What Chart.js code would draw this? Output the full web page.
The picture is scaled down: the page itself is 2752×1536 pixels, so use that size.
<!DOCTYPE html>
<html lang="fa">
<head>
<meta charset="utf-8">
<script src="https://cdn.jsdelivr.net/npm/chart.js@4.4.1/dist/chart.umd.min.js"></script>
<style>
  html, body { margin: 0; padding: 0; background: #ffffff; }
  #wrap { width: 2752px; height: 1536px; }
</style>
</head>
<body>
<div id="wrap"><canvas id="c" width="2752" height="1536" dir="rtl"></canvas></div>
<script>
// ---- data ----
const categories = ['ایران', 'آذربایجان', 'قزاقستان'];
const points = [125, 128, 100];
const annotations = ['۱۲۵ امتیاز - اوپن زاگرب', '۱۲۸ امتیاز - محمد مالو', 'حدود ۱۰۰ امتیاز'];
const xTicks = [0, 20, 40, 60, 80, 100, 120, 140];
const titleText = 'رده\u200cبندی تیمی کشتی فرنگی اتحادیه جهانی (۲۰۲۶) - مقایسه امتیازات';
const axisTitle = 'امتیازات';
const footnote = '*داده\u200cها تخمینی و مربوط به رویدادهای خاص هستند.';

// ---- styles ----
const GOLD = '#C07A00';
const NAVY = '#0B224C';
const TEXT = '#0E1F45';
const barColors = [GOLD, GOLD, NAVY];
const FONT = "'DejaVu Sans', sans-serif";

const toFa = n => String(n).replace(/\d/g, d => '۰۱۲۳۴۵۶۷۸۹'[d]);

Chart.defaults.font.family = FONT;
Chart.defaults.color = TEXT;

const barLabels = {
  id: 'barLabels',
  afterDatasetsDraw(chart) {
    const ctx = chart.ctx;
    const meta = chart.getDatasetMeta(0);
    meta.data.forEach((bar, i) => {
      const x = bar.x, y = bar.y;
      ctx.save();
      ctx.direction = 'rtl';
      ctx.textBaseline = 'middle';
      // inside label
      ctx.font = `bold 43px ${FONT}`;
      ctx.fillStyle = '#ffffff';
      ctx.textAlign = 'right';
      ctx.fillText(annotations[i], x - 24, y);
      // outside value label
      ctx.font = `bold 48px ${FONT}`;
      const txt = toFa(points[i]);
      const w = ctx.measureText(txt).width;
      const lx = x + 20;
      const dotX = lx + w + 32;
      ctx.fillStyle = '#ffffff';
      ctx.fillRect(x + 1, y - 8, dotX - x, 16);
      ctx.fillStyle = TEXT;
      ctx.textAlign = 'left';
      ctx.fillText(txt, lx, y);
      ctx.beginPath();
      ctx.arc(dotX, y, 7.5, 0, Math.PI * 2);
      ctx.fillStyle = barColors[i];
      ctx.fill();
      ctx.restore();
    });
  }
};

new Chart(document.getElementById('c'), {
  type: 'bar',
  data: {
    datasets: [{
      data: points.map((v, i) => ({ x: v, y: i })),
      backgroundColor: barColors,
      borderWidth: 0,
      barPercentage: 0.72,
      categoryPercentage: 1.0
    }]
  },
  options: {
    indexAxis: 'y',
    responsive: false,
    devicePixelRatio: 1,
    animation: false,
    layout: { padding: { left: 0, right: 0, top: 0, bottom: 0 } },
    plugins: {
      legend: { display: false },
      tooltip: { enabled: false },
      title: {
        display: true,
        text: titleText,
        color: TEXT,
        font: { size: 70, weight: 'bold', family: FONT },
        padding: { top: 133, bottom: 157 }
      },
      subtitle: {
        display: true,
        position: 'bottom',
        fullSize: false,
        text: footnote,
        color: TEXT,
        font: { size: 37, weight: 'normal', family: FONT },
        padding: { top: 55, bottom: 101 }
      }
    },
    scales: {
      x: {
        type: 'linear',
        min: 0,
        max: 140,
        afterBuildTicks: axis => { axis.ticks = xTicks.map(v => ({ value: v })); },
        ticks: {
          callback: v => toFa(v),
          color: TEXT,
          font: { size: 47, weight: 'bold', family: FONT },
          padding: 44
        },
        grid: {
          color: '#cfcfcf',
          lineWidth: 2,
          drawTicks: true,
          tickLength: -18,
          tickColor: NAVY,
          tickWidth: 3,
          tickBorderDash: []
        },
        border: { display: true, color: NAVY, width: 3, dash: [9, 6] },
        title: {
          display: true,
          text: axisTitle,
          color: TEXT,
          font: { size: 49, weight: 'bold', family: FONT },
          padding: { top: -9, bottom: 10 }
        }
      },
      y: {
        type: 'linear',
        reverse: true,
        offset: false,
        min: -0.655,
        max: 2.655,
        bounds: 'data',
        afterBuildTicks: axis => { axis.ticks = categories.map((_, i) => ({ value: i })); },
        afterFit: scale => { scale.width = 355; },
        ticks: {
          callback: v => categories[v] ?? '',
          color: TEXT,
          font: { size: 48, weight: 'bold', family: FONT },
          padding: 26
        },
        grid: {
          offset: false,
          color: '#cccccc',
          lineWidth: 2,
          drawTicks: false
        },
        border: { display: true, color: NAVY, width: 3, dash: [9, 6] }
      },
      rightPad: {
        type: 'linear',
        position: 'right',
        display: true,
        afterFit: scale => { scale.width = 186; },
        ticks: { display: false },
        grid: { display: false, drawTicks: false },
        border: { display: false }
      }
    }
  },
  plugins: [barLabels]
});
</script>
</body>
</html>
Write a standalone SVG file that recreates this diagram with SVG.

· · · · · · ·

▸ TASK TO COMPLETE
Copy every line of the material in which the word "that" occurs.

▸ WORKED ANSWER
The picture is scaled down: the page itself is 2752×1536 pixels, so use that size.
Write a standalone SVG file that recreates this diagram with SVG.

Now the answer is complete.